Background: Quantitative real-time polymerase chain reaction (qPCR) is a method of detecting DNA amplified via the polymerase chain reaction (PCR) in real time, rather than after the completion of the amplification reaction. qPCR is useful in point-of-care diagnostic diagnoses of certain diseases and conditions, however current qPCR methods (e.g. fluorescence detection) still require a relatively high number of amplification cycles to occur before detection and quantification are possible. Therefore improvements that allow for the detection of PCR and quantification of initial target amount to take place at an earlier amplification cycle, and thus at an earlier time, are advantageous because they enable healthcare providers to make faster decisions in point-of-care settings.

 

Invention: The present invention is a device and associated methods that improve qPCR, especially in point-of-care settings, by allowing detection of PCR amplification and quantification of initial target amount to occur at an earlier amplification cycle. Ultimately this allows for faster results, and thus faster informed medical decision-making in the point-of-care setting. This innovation is possible through the novel utilization of interfacial effects in PCR reaction droplets.

 

Applications: This device and methods are applicable to improving qPCR generally, and are especially pertinent to the improvement of qPCR as it is used in the point-of-care setting.

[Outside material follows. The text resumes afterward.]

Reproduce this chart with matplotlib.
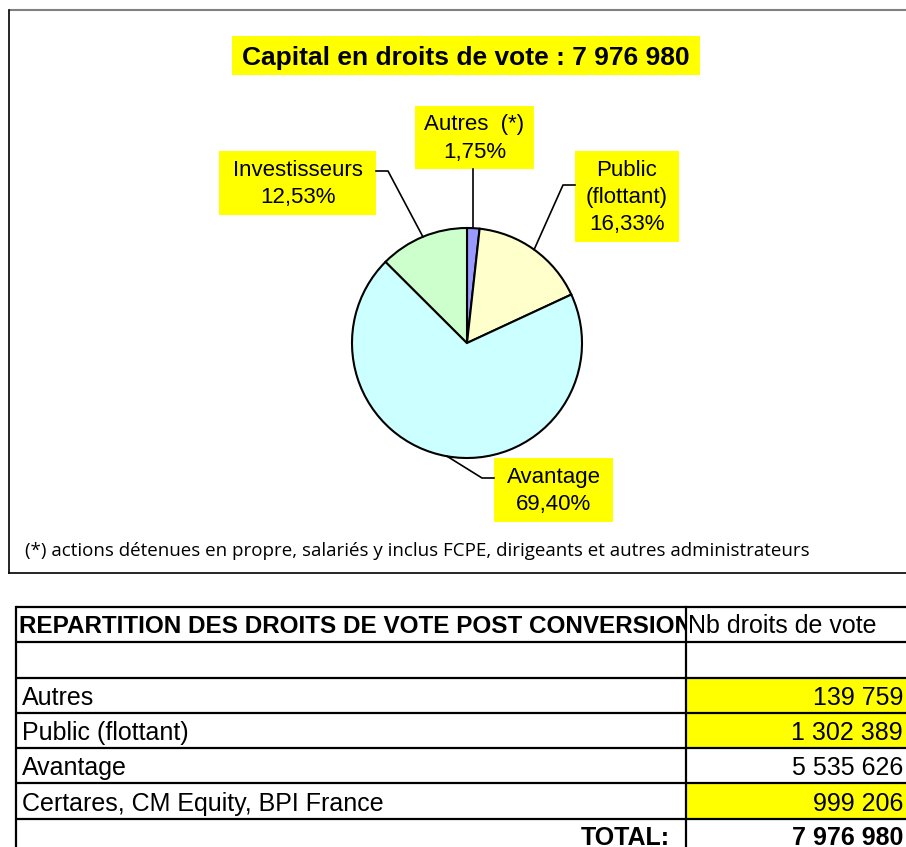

For instance, this system has been used experimentally to differentiate antibiotic-resistant bacteria from antibiotic-sensitive bacteria in as little as 5 minutes.

 

Advantages: This technology permits PCR amplification detection and quantification of initial target amount earlier in the PCR reaction, and thus provides healthcare professionals in the point-of-care setting with the ability to make critical decisions more quickly. Detection of PCR amplification and quantification of initial target amount can occur as early as the fifth thermocycle, and sample preparation requirements are also reduced, meaning that detection and quantification can occur within 5 minutes of obtaining a sample. Further, the present technology allows for each thermocycle to occur faster than existing methods, separates contaminant proteins that can slow PCR from PCR reactants, and allows for sub-picogram limits of detection.